The song ended and the next began, this one featuring a male singer and a cowbell, jarringly upbeat.

“Do you have any Halcyon?” she asked.

“Of course,” he said, noting it was the same word Alexis Morgan had used. He was edging into the other half of the truth, and maybe he could keep her talking with more than just his smile. A hooker had once told him he looked like the actor Steve Buscemi, only with better teeth. He probably could have been a movie star if he wanted. Hell, he’d been acting for years. “That’s what you were expecting, right?”

“I think they should legalize it. Imagine a world where everyone forgets.”

“Yeah, some world that would be, huh? This Monkey House. What happened there?”

She shook her head, glittering drops of water rolling from her cheeks. “All I remember is Kleingarten trying to kill us. But Lex and Roland and Mark saved us.”

“Do you remember a guy named Burchfield?” He didn’t want to spend too much time here, but he hid his impatience so she didn’t spook.

Her pretty lips pursed in distaste. “I think we did it, him and me. You know how it is, when you suddenly come around and you got somebody’s slime all over you, and you don’t know how it got there?”

Scagnelli was tired of her now. She was no longer attractive and sexy and mysterious, no longer special in any way. She was just another job, just like she’d been the job for a lot of guys and gals during her career. “Yeah, I know how it is. I don’t blame you a bit.”

“The last time, they gave us pills every four hours.” A tuft of bubbles dangled from the tip of her nose. “I want so much to forget.” She glanced at the razor blades. “Forget everything.”

“The prescription’s changed since then,” he said, fishing the vial from one of the pouches on his belt. “What have you taken tonight?”

“Nothing much,” she said, and her words were slurring now. “Six Valium and a couple of oxies. Couple glasses of wine.”

“We’ll fix you right up,” Scagnelli said.

“Will I forget everything again?”

“You betcha.” He twisted the lid from the vial and knelt beside the tub.

“Good, because I was starting to remember more stuff. That senator, the one who wants to run for president-”

“Burchfield.” She’d already forgotten. These Monkey House people were a mess.

Her glazed eyes were staring at the window, where a moth was thumping against the steamy glass. “I don’t know. Maybe I was in a movie with him or something.”

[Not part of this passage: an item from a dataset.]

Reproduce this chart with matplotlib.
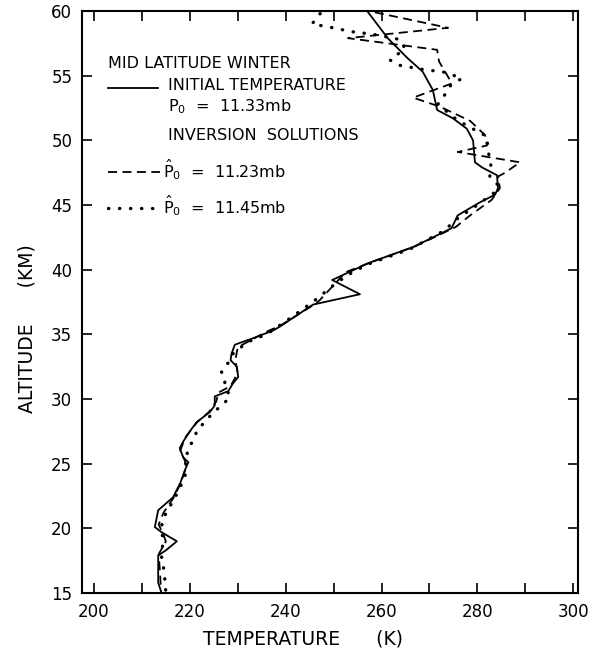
import matplotlib
matplotlib.use("Agg")
import matplotlib.pyplot as plt
from matplotlib.ticker import MultipleLocator

# Initial temperature profile, P0 = 11.33 mb  (temperature K, altitude km)
t_init = [257.0, 261.3, 265.3, 268.6, 270.7, 271.6, 274.9, 277.8, 279.1, 279.5,
          281.0, 284.1, 284.3, 283.7, 280.5, 275.9, 274.6, 266.6, 257.2, 249.7,
          255.5, 245.7, 238.8, 237.4, 233.2, 229.4, 228.7, 228.5, 229.8, 230.1,
          229.0, 228.0, 225.2, 225.2, 224.2, 221.4, 220.0, 218.6, 217.9, 218.6,
          219.7, 219.3, 218.0, 216.5, 213.4, 212.7, 214.1, 217.3, 215.0, 213.4,
          213.4, 214.1]
z_init = [60.0, 57.9, 56.4, 55.3, 53.9, 52.35, 51.7, 50.9, 50.0, 48.3,
          47.9, 47.3, 46.3, 45.8, 45.2, 44.2, 43.2, 41.75, 40.5, 39.2,
          38.1, 37.3, 35.6, 35.3, 34.7, 34.2, 33.5, 33.0, 32.5, 31.7,
          31.2, 30.6, 30.2, 29.5, 29.0, 28.2, 27.5, 26.7, 26.2, 25.5,
          25.1, 24.8, 23.5, 22.4, 21.4, 20.1, 19.7, 19.0, 18.3, 17.9,
          15.8, 15.0]

# Inversion solution, P0 = 11.23 mb
t_low = [258.6, 273.9, 253.0, 271.6, 272.0, 274.7, 266.6, 272.2, 278.5, 281.6,
         282.0, 275.9, 288.9, 285.8, 284.3, 284.7, 283.0, 278.5, 275.5, 267.0,
         258.0, 252.5, 250.5, 247.0, 245.5, 239.0, 236.0, 233.0, 230.0, 229.5,
         230.0, 228.5, 226.0, 225.5, 224.0, 221.5, 219.0, 218.0, 219.0, 219.0,
         218.0, 216.5, 214.5, 213.5, 214.5, 215.0, 213.5, 213.8, 214.0]
z_low = [59.9, 58.7, 57.9, 57.0, 56.1, 54.4, 53.3, 52.6, 51.5, 50.4,
         49.6, 49.1, 48.3, 47.5, 47.2, 46.3, 45.4, 44.2, 43.3, 41.8,
         40.6, 39.8, 39.0, 37.6, 37.2, 35.7, 35.2, 34.6, 34.0, 33.0,
         32.0, 31.0, 30.5, 29.8, 29.0, 28.2, 27.0, 26.0, 25.2, 24.5,
         23.4, 22.3, 21.2, 20.3, 19.5, 19.0, 18.0, 16.5, 15.0]

# Inversion solution, P0 = 11.45 mb
t_high = [247.2, 245.5, 249.9, 253.8, 258.2, 263.8, 264.9, 261.8, 263.8, 269.1,
          272.8, 276.8, 274.3, 273.0, 271.8, 273.2, 275.7, 278.5, 282.0, 282.2,
          282.8, 282.6, 284.3, 283.7, 280.0, 276.0, 273.0, 266.0, 257.0, 253.0,
          250.0, 246.0, 240.0, 236.0, 232.0, 229.0, 228.0, 226.6, 227.3, 227.3,
          228.4, 227.0, 225.0, 222.8, 221.4, 221.1, 219.5, 219.0, 217.5, 216.0,
          214.5, 214.0, 214.5, 214.0, 214.5, 214.8, 215.0]
z_high = [59.8, 59.0, 58.7, 58.4, 58.2, 57.8, 57.1, 56.2, 55.8, 55.45,
          55.3, 54.8, 54.2, 53.4, 52.8, 52.35, 51.6, 51.0, 50.3, 49.3,
          48.1, 47.2, 46.55, 46.0, 45.0, 44.0, 43.0, 41.6, 40.4, 39.6,
          38.8, 37.6, 36.0, 35.0, 34.4, 33.5, 32.8, 32.1, 31.6, 31.0,
          30.2, 29.6, 29.0, 28.1, 27.5, 27.1, 26.0, 24.0, 22.8, 21.8,
          20.8, 20.0, 19.0, 18.0, 17.0, 16.0, 15.0]

x_ticks = [200, 220, 240, 260, 280, 300]
y_ticks = [15, 20, 25, 30, 35, 40, 45, 50, 55, 60]

plt.rcParams['font.family'] = ['DejaVu Sans']

fig = plt.figure(figsize=(6.12, 6.57), dpi=100)
ax = fig.add_axes([82 / 612, 1 - 593 / 657, 496 / 612, 582 / 657])

ax.plot(t_init, z_init, color='black', lw=1.3)
ax.plot(t_low, z_low, color='black', lw=1.3, ls=(0, (5, 3)))
ax.plot(t_high, z_high, color='black', lw=2.4, ls=(0, (0.1, 3.2)),
        dash_capstyle='round')

ax.set_xlim(197.5, 301.0)
ax.set_ylim(15, 60)
ax.set_xticks(x_ticks)
ax.set_yticks(y_ticks)
ax.xaxis.set_minor_locator(MultipleLocator(10))
ax.tick_params(which='both', direction='in', length=7, width=1.2,
               top=True, right=True, labelsize=12, pad=7)
for s in ax.spines.values():
    s.set_linewidth(1.5)

ax.set_xlabel('TEMPERATURE      (K)', fontsize=13.5)
ax.xaxis.set_label_coords(0.446, -0.079)
ax.xaxis.label.set_va('center')
ax.set_ylabel('ALTITUDE      (KM)', fontsize=13.5)
ax.yaxis.set_label_coords(-0.111, 0.455)
ax.yaxis.label.set_va('center')

# hand-drawn legend block in pixel positions
def px(x, y):
    return x / 612, 1 - y / 657

fs = 11.5
fig.text(*px(108, 63), 'MID LATITUDE WINTER', fontsize=fs, va='center')
fig.add_artist(plt.Line2D([108 / 612, 158 / 612], [1 - 88 / 657] * 2,
                          color='black', lw=1.3))
fig.text(*px(168, 85), 'INITIAL TEMPERATURE', fontsize=fs, va='center')
fig.text(*px(168, 107), r'P$_0$  =  11.33mb', fontsize=fs, va='center')
fig.text(*px(168, 135), 'INVERSION  SOLUTIONS', fontsize=fs, va='center')
fig.add_artist(plt.Line2D([108 / 612, 160 / 612], [1 - 172 / 657] * 2,
                          color='black', lw=1.3, ls=(0, (5, 3))))
fig.text(*px(163, 170), r'$\hat{\mathrm{P}}_0$  =  11.23mb', fontsize=fs,
         va='center')
fig.add_artist(plt.Line2D([108 / 612, 160 / 612], [1 - 208 / 657] * 2,
                          color='black', lw=2.4, ls=(0, (0.1, 3.2)),
                          dash_capstyle='round'))
fig.text(*px(163, 206), r'$\hat{\mathrm{P}}_0$  =  11.45mb', fontsize=fs,
         va='center')

fig.savefig('out.png', dpi=100)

Bedtime for Bonzo. Every Republican president needs a monkey as a sidekick. It’s a wonder Clint Eastwood hasn’t run for the Oval Office yet. With a fucking orange monkey as VP.

“I’ll bet you two made a cute couple,” he said, shaking some pills into his hand. “A real Brangelina.”

“They said we’d forget everything,” Anita Molkesky said. “That it would all go away.”

“These will help,” he said, pushing a couple of the pills against her lips. She opened automatically and he shoved the rough leather finger of the glove in her mouth, forcing the pills against the back of her throat. Her eyes widened, and she had no choice but to swallow.

She raised a lethargic arm, smearing soap bubbles against his cheek. He fished a couple more tablets from the vial. The barbiturates contained a gram each, and one could be fatal. Even with the toxins already swirling in her bloodstream, she probably had built up quite a tolerance over the years. But someone of her weight, which he judged to be around 110, would never metabolize four grams.